▶ _GIVEN PROBLEM_: Extract each line of the data and write it out again exactly.

▶ _DATA EXCERPT_:
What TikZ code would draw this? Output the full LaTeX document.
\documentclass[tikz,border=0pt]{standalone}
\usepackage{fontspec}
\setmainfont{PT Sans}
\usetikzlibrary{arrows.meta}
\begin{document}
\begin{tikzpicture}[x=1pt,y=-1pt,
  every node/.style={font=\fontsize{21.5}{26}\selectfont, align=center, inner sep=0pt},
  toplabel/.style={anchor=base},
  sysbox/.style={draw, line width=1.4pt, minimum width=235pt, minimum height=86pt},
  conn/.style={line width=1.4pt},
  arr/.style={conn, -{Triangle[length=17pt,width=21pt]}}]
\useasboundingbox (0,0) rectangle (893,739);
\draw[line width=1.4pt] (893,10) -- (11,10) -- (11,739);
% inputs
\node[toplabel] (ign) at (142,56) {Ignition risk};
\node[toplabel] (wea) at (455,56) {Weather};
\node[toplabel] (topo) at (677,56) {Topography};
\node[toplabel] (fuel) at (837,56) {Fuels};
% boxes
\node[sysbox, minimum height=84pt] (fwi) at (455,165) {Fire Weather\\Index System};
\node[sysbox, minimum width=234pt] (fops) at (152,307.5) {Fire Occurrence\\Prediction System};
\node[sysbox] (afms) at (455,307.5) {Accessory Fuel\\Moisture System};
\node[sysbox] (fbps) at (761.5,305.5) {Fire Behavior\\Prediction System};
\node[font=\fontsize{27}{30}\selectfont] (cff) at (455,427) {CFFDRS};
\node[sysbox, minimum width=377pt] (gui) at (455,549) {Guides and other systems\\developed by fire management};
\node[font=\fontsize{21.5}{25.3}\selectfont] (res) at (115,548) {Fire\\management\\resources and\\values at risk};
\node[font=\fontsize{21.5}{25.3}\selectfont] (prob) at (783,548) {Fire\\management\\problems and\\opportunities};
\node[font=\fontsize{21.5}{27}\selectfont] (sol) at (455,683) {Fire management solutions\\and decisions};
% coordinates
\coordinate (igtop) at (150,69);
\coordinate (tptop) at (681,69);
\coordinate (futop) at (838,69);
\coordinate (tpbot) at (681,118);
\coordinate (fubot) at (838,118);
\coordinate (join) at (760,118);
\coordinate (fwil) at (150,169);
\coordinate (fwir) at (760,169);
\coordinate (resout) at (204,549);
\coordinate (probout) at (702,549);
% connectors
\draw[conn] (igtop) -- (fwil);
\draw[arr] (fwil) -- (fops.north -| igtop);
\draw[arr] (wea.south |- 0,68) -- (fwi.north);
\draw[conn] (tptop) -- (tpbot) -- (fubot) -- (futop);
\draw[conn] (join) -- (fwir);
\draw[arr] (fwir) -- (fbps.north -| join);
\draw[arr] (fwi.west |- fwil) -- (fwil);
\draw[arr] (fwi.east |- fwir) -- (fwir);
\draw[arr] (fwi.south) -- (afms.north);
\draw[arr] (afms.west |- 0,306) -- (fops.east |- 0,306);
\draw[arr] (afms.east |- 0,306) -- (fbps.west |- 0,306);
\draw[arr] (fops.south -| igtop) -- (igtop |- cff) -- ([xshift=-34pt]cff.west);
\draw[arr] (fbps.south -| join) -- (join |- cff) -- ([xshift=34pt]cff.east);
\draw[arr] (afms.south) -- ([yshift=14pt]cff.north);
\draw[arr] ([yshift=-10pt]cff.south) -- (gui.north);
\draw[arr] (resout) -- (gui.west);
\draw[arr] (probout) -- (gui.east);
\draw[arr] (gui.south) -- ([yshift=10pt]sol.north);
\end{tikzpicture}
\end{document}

▶ _TASK SOLUTION_:
What TikZ code would draw this? Output the full LaTeX document.
\documentclass[tikz,border=0pt]{standalone}
\usepackage{fontspec}
\setmainfont{PT Sans}
\usetikzlibrary{arrows.meta}
\begin{document}
\begin{tikzpicture}[x=1pt,y=-1pt,
  every node/.style={font=\fontsize{21.5}{26}\selectfont, align=center, inner sep=0pt},
  toplabel/.style={anchor=base},
  sysbox/.style={draw, line width=1.4pt, minimum width=235pt, minimum height=86pt},
  conn/.style={line width=1.4pt},
  arr/.style={conn, -{Triangle[length=17pt,width=21pt]}}]
\useasboundingbox (0,0) rectangle (893,739);
\draw[line width=1.4pt] (893,10) -- (11,10) -- (11,739);
% inputs
\node[toplabel] (ign) at (142,56) {Ignition risk};
\node[toplabel] (wea) at (455,56) {Weather};
\node[toplabel] (topo) at (677,56) {Topography};
\node[toplabel] (fuel) at (837,56) {Fuels};
% boxes
\node[sysbox, minimum height=84pt] (fwi) at (455,165) {Fire Weather\\Index System};
\node[sysbox, minimum width=234pt] (fops) at (152,307.5) {Fire Occurrence\\Prediction System};
\node[sysbox] (afms) at (455,307.5) {Accessory Fuel\\Moisture System};
\node[sysbox] (fbps) at (761.5,305.5) {Fire Behavior\\Prediction System};
\node[font=\fontsize{27}{30}\selectfont] (cff) at (455,427) {CFFDRS};
\node[sysbox, minimum width=377pt] (gui) at (455,549) {Guides and other systems\\developed by fire management};
\node[font=\fontsize{21.5}{25.3}\selectfont] (res) at (115,548) {Fire\\management\\resources and\\values at risk};
\node[font=\fontsize{21.5}{25.3}\selectfont] (prob) at (783,548) {Fire\\management\\problems and\\opportunities};
\node[font=\fontsize{21.5}{27}\selectfont] (sol) at (455,683) {Fire management solutions\\and decisions};
% coordinates
\coordinate (igtop) at (150,69);
\coordinate (tptop) at (681,69);
\coordinate (futop) at (838,69);
\coordinate (tpbot) at (681,118);
\coordinate (fubot) at (838,118);
\coordinate (join) at (760,118);
\coordinate (fwil) at (150,169);
\coordinate (fwir) at (760,169);
\coordinate (resout) at (204,549);
\coordinate (probout) at (702,549);
% connectors
\draw[conn] (igtop) -- (fwil);
\draw[arr] (fwil) -- (fops.north -| igtop);
\draw[arr] (wea.south |- 0,68) -- (fwi.north);
\draw[conn] (tptop) -- (tpbot) -- (fubot) -- (futop);
\draw[conn] (join) -- (fwir);
\draw[arr] (fwir) -- (fbps.north -| join);
\draw[arr] (fwi.west |- fwil) -- (fwil);
\draw[arr] (fwi.east |- fwir) -- (fwir);
\draw[arr] (fwi.south) -- (afms.north);
\draw[arr] (afms.west |- 0,306) -- (fops.east |- 0,306);
\draw[arr] (afms.east |- 0,306) -- (fbps.west |- 0,306);
\draw[arr] (fops.south -| igtop) -- (igtop |- cff) -- ([xshift=-34pt]cff.west);
\draw[arr] (fbps.south -| join) -- (join |- cff) -- ([xshift=34pt]cff.east);
\draw[arr] (afms.south) -- ([yshift=14pt]cff.north);
\draw[arr] ([yshift=-10pt]cff.south) -- (gui.north);
\draw[arr] (resout) -- (gui.west);
\draw[arr] (probout) -- (gui.east);
\draw[arr] (gui.south) -- ([yshift=10pt]sol.north);
\end{tikzpicture}
\end{document}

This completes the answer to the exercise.